# GOAL OF THE EXERCISE:
Exactly retype the lines from the top of the data through the line containing "const pcYTicks = [-3, -2, -1, 0, 1, 2, 3];", leaving out every picture.
### SOURCE DATA ###
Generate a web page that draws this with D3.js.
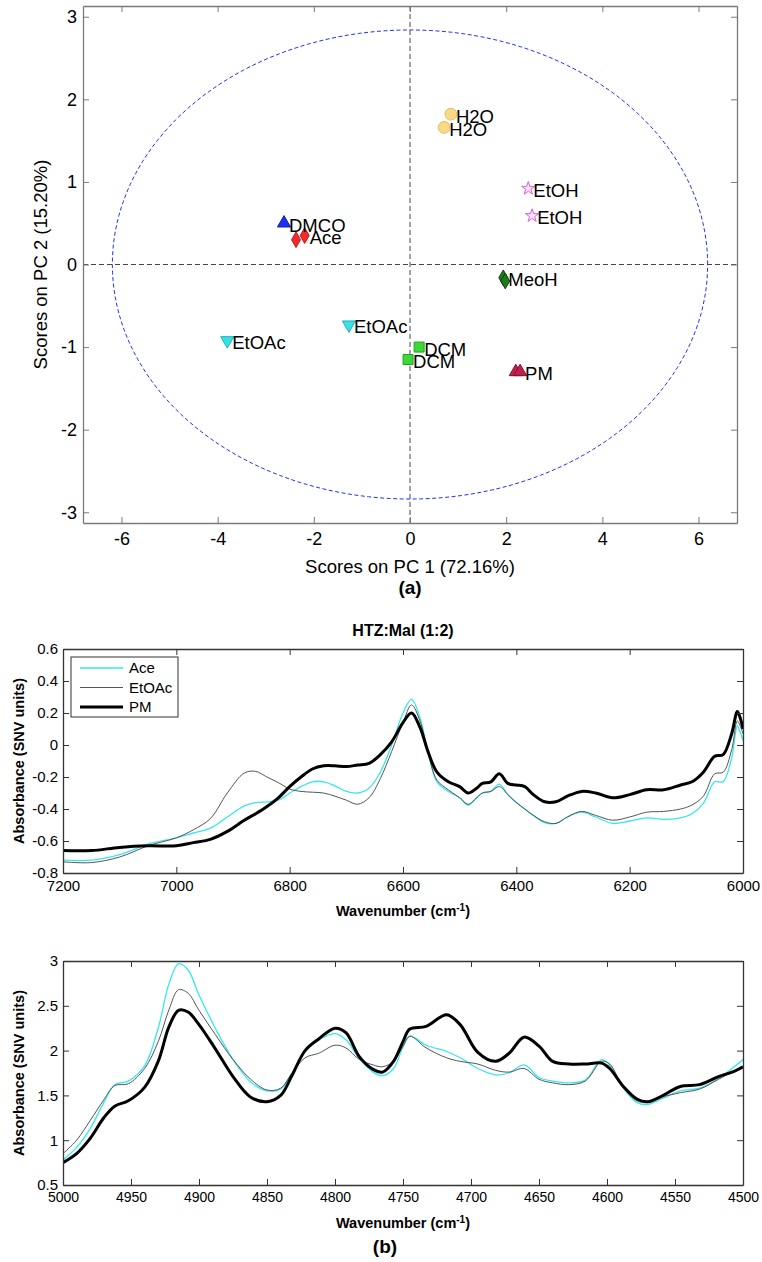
<!DOCTYPE html>
<html>
<head>
<meta charset="utf-8">
<script src="https://cdn.jsdelivr.net/npm/d3@7"></script>
<style>
  body { margin: 0; background: #fff; }
  svg { display: block; }
</style>
</head>
<body>
<script>
// ---------- (a) PCA scores ----------
const scoreSolvent = ["DMCO", "Ace", "Ace", "H2O", "H2O", "EtOH", "EtOH", "MeoH", "MeoH", "DCM", "DCM", "PM", "PM", "EtOAc", "EtOAc"];
const scoreLabel = ["DMCO", "", "Ace", "H2O", "H2O", "EtOH", "EtOH", "MeoH", "", "DCM", "DCM", "", "PM", "EtOAc", "EtOAc"];
const pc1 = [-2.62, -2.37, -2.19, 0.85, 0.71, 2.46, 2.54, 1.94, 1.98, 0.19, -0.04, 2.20, 2.29, -3.80, -1.27];
const pc2 = [0.50, 0.30, 0.35, 1.82, 1.66, 0.92, 0.59, -0.16, -0.20, -1.00, -1.15, -1.30, -1.30, -0.92, -0.73];
const ellipseRadii = [6.19, 2.84];
const pcXTicks = [-6, -4, -2, 0, 2, 4, 6];
const pcYTicks = [-3, -2, -1, 0, 1, 2, 3];

// ---------- (b) NIR spectra, upper window ----------
const wnUpper = [7200, 7150, 7100, 7050, 7000, 6970, 6940, 6910, 6880, 6860, 6840, 6820, 6800, 6780, 6760, 6740, 6720, 6700, 6680, 6660,
  6640, 6620, 6600, 6585, 6570, 6555, 6540, 6520, 6500, 6485, 6470, 6460, 6445, 6430, 6415, 6400, 6385, 6370, 6350, 6330,
  6310, 6285, 6260, 6230, 6200, 6170, 6140, 6110, 6090, 6070, 6050, 6035, 6020, 6010, 6005, 6000];
const aceUpper = [-0.72, -0.72, -0.685, -0.62, -0.58, -0.55, -0.52, -0.45, -0.38, -0.36, -0.355, -0.345, -0.30, -0.26, -0.23, -0.23, -0.255, -0.29, -0.30, -0.27,
  -0.17, 0.0, 0.20, 0.285, 0.17, -0.06, -0.23, -0.29, -0.33, -0.375, -0.33, -0.30, -0.29, -0.245, -0.31, -0.36, -0.40, -0.44, -0.485, -0.49,
  -0.45, -0.42, -0.45, -0.49, -0.475, -0.455, -0.465, -0.455, -0.43, -0.365, -0.23, -0.23, -0.08, 0.12, 0.08, 0.03];
const etoacUpper = [-0.73, -0.735, -0.70, -0.63, -0.58, -0.53, -0.46, -0.30, -0.175, -0.165, -0.20, -0.235, -0.275, -0.29, -0.295, -0.30, -0.32, -0.345, -0.37, -0.33,
  -0.21, -0.04, 0.14, 0.25, 0.15, -0.06, -0.22, -0.28, -0.33, -0.37, -0.33, -0.30, -0.29, -0.26, -0.31, -0.36, -0.40, -0.44, -0.48, -0.49,
  -0.45, -0.415, -0.44, -0.47, -0.45, -0.42, -0.415, -0.40, -0.375, -0.32, -0.18, -0.17, -0.03, 0.15, 0.12, 0.07];
const pmUpper = [-0.66, -0.66, -0.64, -0.63, -0.63, -0.61, -0.59, -0.54, -0.47, -0.43, -0.385, -0.33, -0.26, -0.20, -0.15, -0.13, -0.13, -0.135, -0.125, -0.115,
  -0.06, 0.02, 0.14, 0.20, 0.11, -0.05, -0.17, -0.23, -0.26, -0.30, -0.27, -0.24, -0.23, -0.18, -0.24, -0.25, -0.26, -0.31, -0.355, -0.355,
  -0.32, -0.29, -0.30, -0.33, -0.31, -0.28, -0.28, -0.25, -0.23, -0.17, -0.07, -0.06, 0.07, 0.21, 0.17, 0.10];

// ---------- (b) NIR spectra, lower window ----------
const wnLower = [5000, 4990, 4980, 4970, 4962, 4952, 4940, 4930, 4922, 4915, 4908, 4900, 4888, 4875, 4862, 4850, 4840, 4832, 4822, 4812,
  4800, 4792, 4782, 4772, 4765, 4757, 4750, 4745, 4733, 4718, 4708, 4695, 4682, 4672, 4661, 4650, 4640, 4628, 4616, 4604,
  4598, 4588, 4578, 4570, 4560, 4546, 4532, 4518, 4508, 4500];
const aceLower = [0.78, 0.92, 1.13, 1.42, 1.62, 1.66, 1.83, 2.25, 2.75, 2.97, 2.90, 2.62, 2.25, 1.90, 1.65, 1.55, 1.57, 1.74, 1.99, 2.12,
  2.19, 2.12, 1.91, 1.76, 1.72, 1.80, 2.04, 2.16, 2.06, 1.99, 1.92, 1.80, 1.73, 1.75, 1.84, 1.70, 1.66, 1.64, 1.67, 1.90,
  1.84, 1.58, 1.42, 1.40, 1.46, 1.55, 1.58, 1.69, 1.80, 1.90];
const etoacLower = [0.85, 1.00, 1.22, 1.45, 1.61, 1.63, 1.80, 2.10, 2.46, 2.68, 2.64, 2.45, 2.18, 1.90, 1.68, 1.56, 1.58, 1.74, 1.92, 1.97,
  2.06, 2.03, 1.90, 1.84, 1.82, 1.88, 2.05, 2.16, 2.03, 1.92, 1.88, 1.85, 1.78, 1.76, 1.80, 1.68, 1.64, 1.62, 1.66, 1.88,
  1.85, 1.59, 1.44, 1.42, 1.48, 1.53, 1.57, 1.68, 1.76, 1.82];
const pmLower = [0.75, 0.85, 1.02, 1.25, 1.38, 1.44, 1.59, 1.88, 2.27, 2.45, 2.43, 2.29, 2.02, 1.71, 1.48, 1.43, 1.50, 1.71, 2.00, 2.13,
  2.25, 2.20, 1.93, 1.79, 1.76, 1.88, 2.10, 2.24, 2.27, 2.40, 2.29, 1.98, 1.88, 1.97, 2.15, 2.05, 1.88, 1.85, 1.85, 1.86,
  1.80, 1.60, 1.46, 1.43, 1.49, 1.60, 1.62, 1.71, 1.76, 1.82];

const seriesNames = ["Ace", "EtOAc", "PM"];
const upperTicksX = [7200, 7000, 6800, 6600, 6400, 6200, 6000];
const upperTicksY = [-0.8, -0.6, -0.4, -0.2, 0, 0.2, 0.4, 0.6];
const lowerTicksX = [5000, 4950, 4900, 4850, 4800, 4750, 4700, 4650, 4600, 4550, 4500];
const lowerTicksY = [0.5, 1, 1.5, 2, 2.5, 3];

// styles
const seriesStyle = {
  "Ace": { color: "#35e8ef", width: 1.3 },
  "EtOAc": { color: "#555", width: 1 },
  "PM": { color: "#000", width: 3 }
};
const markerStyle = {
  "DMCO": { type: d3.symbolTriangle, fill: "#1e2cf5", stroke: "#1020b0", size: 75, rot: 0 },
  "Ace": { type: d3.symbolDiamond, fill: "#f52a2a", stroke: "#c01818", size: 70, rot: 0 },
  "H2O": { type: d3.symbolCircle, fill: "#f8d98a", stroke: "#e5bf5c", size: 110, rot: 0 },
  "EtOH": { type: d3.symbolStar, fill: "#fbe4fb", stroke: "#d860d8", size: 55, rot: 0 },
  "MeoH": { type: d3.symbolDiamond, fill: "#1f7a1f", stroke: "#0d430d", size: 70, rot: 0 },
  "DCM": { type: d3.symbolSquare, fill: "#3ad83a", stroke: "#22a022", size: 100, rot: 0 },
  "PM": { type: d3.symbolTriangle, fill: "#c21f4d", stroke: "#7e1030", size: 75, rot: 0 },
  "EtOAc": { type: d3.symbolTriangle, fill: "#36e2e6", stroke: "#20b0b8", size: 75, rot: 180 }
};

const FONT = "Arial, 'Liberation Sans', sans-serif";
const svg = d3.select("body").append("svg")
  .attr("width", 762)
  .attr("height", 1262)
  .style("font-family", FONT);
svg.append("rect").attr("width", 762).attr("height", 1262).attr("fill", "#fff");

const fmt = d => String(+d.toFixed(1));

// box with inward ticks on all four sides
function drawBox(g, x, y, w, h, xTicks, yTicks, opt) {
  const xb = d3.axisBottom(x).tickValues(xTicks).tickSizeInner(-opt.tick).tickSizeOuter(0)
    .tickPadding(opt.padX).tickFormat(opt.xFmt || fmt);
  const xt = d3.axisTop(x).tickValues(xTicks).tickSizeInner(-opt.tick).tickSizeOuter(0).tickFormat("");
  const yl = d3.axisLeft(y).tickValues(yTicks).tickSizeInner(-opt.tick).tickSizeOuter(0)
    .tickPadding(opt.padY).tickFormat(fmt);
  const yr = d3.axisRight(y).tickValues(yTicks).tickSizeInner(-opt.tick).tickSizeOuter(0).tickFormat("");

  const axes = [
    g.append("g").attr("transform", `translate(0,${h})`).call(xb),
    g.append("g").call(xt),
    g.append("g").call(yl),
    g.append("g").attr("transform", `translate(${w},0)`).call(yr)
  ];
  axes.forEach(a => {
    a.select(".domain").attr("stroke", opt.color).attr("stroke-width", 1.3);
    a.selectAll(".tick line").attr("stroke", opt.color);
    a.selectAll(".tick text").attr("fill", "#000")
      .style("font-family", FONT).style("font-size", opt.font + "px");
  });
  if (opt.xFont) axes[0].selectAll(".tick text").style("font-size", opt.xFont + "px");
}

// ================= (a) scores plot =================
const sc = { left: 83, top: 6, width: 654, height: 517 };
const xS = d3.scaleLinear().domain([-6.8, 6.8]).range([0, sc.width]);
const yS = d3.scaleLinear().domain([-3.13, 3.13]).range([sc.height, 0]);
const gA = svg.append("g").attr("transform", `translate(${sc.left},${sc.top})`);

// zero lines
gA.append("line")
  .attr("x1", 0).attr("x2", sc.width).attr("y1", yS(0)).attr("y2", yS(0))
  .attr("stroke", "#444").attr("stroke-dasharray", "5,3");
gA.append("line")
  .attr("x1", xS(0)).attr("x2", xS(0)).attr("y1", 0).attr("y2", sc.height)
  .attr("stroke", "#444").attr("stroke-dasharray", "5,3");

// confidence ellipse
const ellPts = d3.range(0, 361, 2).map(a => [
  ellipseRadii[0] * Math.cos(a * Math.PI / 180),
  ellipseRadii[1] * Math.sin(a * Math.PI / 180)
]);
gA.append("path")
  .attr("d", d3.line().x(d => xS(d[0])).y(d => yS(d[1]))(ellPts))
  .attr("fill", "none")
  .attr("stroke", "#2430ff")
  .attr("stroke-width", 1)
  .attr("stroke-dasharray", "4,2.5");

drawBox(gA, xS, yS, sc.width, sc.height, pcXTicks, pcYTicks,
  { tick: 6, padX: 9, padY: 6, font: 18, color: "#7a7a7a", xFmt: d => String(d) });

// markers
const scores = pc1.map((v, i) => ({ x: v, y: pc2[i], s: scoreSolvent[i], label: scoreLabel[i] }));
gA.selectAll(".pt")
  .data(scores)
  .enter().append("path")
  .attr("class", "pt")
  .attr("transform", d => `translate(${xS(d.x)},${yS(d.y)}) rotate(${markerStyle[d.s].rot})`)
  .attr("d", d => d3.symbol().type(markerStyle[d.s].type).size(markerStyle[d.s].size)())
  .attr("fill", d => markerStyle[d.s].fill)
  .attr("stroke", d => markerStyle[d.s].stroke)
  .attr("stroke-width", 1);

gA.selectAll(".lbl")
  .data(scores.filter(d => d.label !== ""))
  .enter().append("text")
  .attr("class", "lbl")
  .attr("x", d => xS(d.x) + 5)
  .attr("y", d => yS(d.y) + 2)
  .attr("dy", "0.35em")
  .style("font-size", "18.5px")
  .text(d => d.label);

// axis titles
svg.append("text")
  .attr("x", sc.left + xS(0)).attr("y", 573)
  .attr("text-anchor", "middle")
  .style("font-size", "18.5px")
  .text("Scores on PC 1 (72.16%)");
svg.append("text")
  .attr("transform", "rotate(-90)")
  .attr("x", -(sc.top + sc.height / 2)).attr("y", 47)
  .attr("text-anchor", "middle")
  .style("font-size", "18.5px")
  .text("Scores on PC 2 (15.20%)");
svg.append("text")
  .attr("x", sc.left + xS(0)).attr("y", 594)
  .attr("text-anchor", "middle")
  .style("font-size", "19px").style("font-weight", "bold")
  .text("(a)");

// ================= (b) spectra =================
function spectrumPanel(top, wn, series, xDomain, yDomain, xTicks, yTicks, clipId, xFont) {
  const m = { left: 63, top: top, width: 680, height: 224 };
  const x = d3.scaleLinear().domain(xDomain).range([0, m.width]);
  const y = d3.scaleLinear().domain(yDomain).range([m.height, 0]);
  const g = svg.append("g").attr("transform", `translate(${m.left},${m.top})`);

  g.append("clipPath").attr("id", clipId)
    .append("rect").attr("width", m.width).attr("height", m.height);

  const line = d3.line()
    .x((d, i) => x(wn[i]))
    .y(d => y(d))
    .curve(d3.curveCatmullRom.alpha(0.5));

  const lines = g.append("g").attr("clip-path", `url(#${clipId})`);
  seriesNames.forEach((name, k) => {
    lines.append("path")
      .attr("d", line(series[k]))
      .attr("fill", "none")
      .attr("stroke", seriesStyle[name].color)
      .attr("stroke-width", seriesStyle[name].width)
      .attr("stroke-linejoin", "round");
  });

  drawBox(g, x, y, m.width, m.height, xTicks, yTicks,
    { tick: 6, padX: 7, padY: 5, font: 15, xFont: xFont, color: "#333", xFmt: d => String(d) });

  // x label with superscript
  const xl = svg.append("text")
    .attr("x", m.left + m.width / 2).attr("text-anchor", "middle")
    .style("font-size", "14.5px").style("font-weight", "bold");
  xl.append("tspan").text("Wavenumber (cm");
  xl.append("tspan").attr("dy", -5).style("font-size", "10px").text("-1");
  xl.append("tspan").attr("dy", 5).text(")");

  svg.append("text")
    .attr("transform", "rotate(-90)")
    .attr("x", -(m.top + m.height / 2)).attr("y", 24)
    .attr("text-anchor", "middle")
    .style("font-size", "14.5px").style("font-weight", "bold")
    .text("Absorbance (SNV units)");
  return { g, x, y, xl };
}

const up = spectrumPanel(649, wnUpper, [aceUpper, etoacUpper, pmUpper], [7200, 6000], [-0.8, 0.6],
  upperTicksX, upperTicksY, "clipUp", 15);
up.xl.attr("y", 916);

svg.append("text")
  .attr("x", 63 + 340).attr("y", 636)
  .attr("text-anchor", "middle")
  .style("font-size", "16px").style("font-weight", "bold")
  .text("HTZ:Mal (1:2)");

// legend
const leg = svg.append("g").attr("transform", "translate(71,657)");
leg.append("rect").attr("width", 107).attr("height", 60)
  .attr("fill", "#fff").attr("stroke", "#333").attr("stroke-width", 1);
seriesNames.forEach((name, i) => {
  leg.append("line")
    .attr("x1", 9).attr("x2", 52).attr("y1", 11 + i * 19.5).attr("y2", 11 + i * 19.5)
    .attr("stroke", seriesStyle[name].color)
    .attr("stroke-width", seriesStyle[name].width);
  leg.append("text")
    .attr("x", 58).attr("y", 11 + i * 19.5).attr("dy", "0.35em")
    .style("font-size", "15px")
    .text(name);
});

const low = spectrumPanel(961, wnLower, [aceLower, etoacLower, pmLower], [5000, 4500], [0.5, 3],
  lowerTicksX, lowerTicksY, "clipLow", 14);
low.xl.attr("y", 1228);

svg.append("text")
  .attr("x", 385).attr("y", 1253)
  .attr("text-anchor", "middle")
  .style("font-size", "19px").style("font-weight", "bold")
  .text("(b)");
</script>
</body>
</html>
###
# SOLVED PROBLEM:
Generate a web page that draws this with D3.js.
<!DOCTYPE html>
<html>
<head>
<meta charset="utf-8">
<script src="https://cdn.jsdelivr.net/npm/d3@7"></script>
<style>
  body { margin: 0; background: #fff; }
  svg { display: block; }
</style>
</head>
<body>
<script>
// ---------- (a) PCA scores ----------
const scoreSolvent = ["DMCO", "Ace", "Ace", "H2O", "H2O", "EtOH", "EtOH", "MeoH", "MeoH", "DCM", "DCM", "PM", "PM", "EtOAc", "EtOAc"];
const scoreLabel = ["DMCO", "", "Ace", "H2O", "H2O", "EtOH", "EtOH", "MeoH", "", "DCM", "DCM", "", "PM", "EtOAc", "EtOAc"];
const pc1 = [-2.62, -2.37, -2.19, 0.85, 0.71, 2.46, 2.54, 1.94, 1.98, 0.19, -0.04, 2.20, 2.29, -3.80, -1.27];
const pc2 = [0.50, 0.30, 0.35, 1.82, 1.66, 0.92, 0.59, -0.16, -0.20, -1.00, -1.15, -1.30, -1.30, -0.92, -0.73];
const ellipseRadii = [6.19, 2.84];
const pcXTicks = [-6, -4, -2, 0, 2, 4, 6];
const pcYTicks = [-3, -2, -1, 0, 1, 2, 3];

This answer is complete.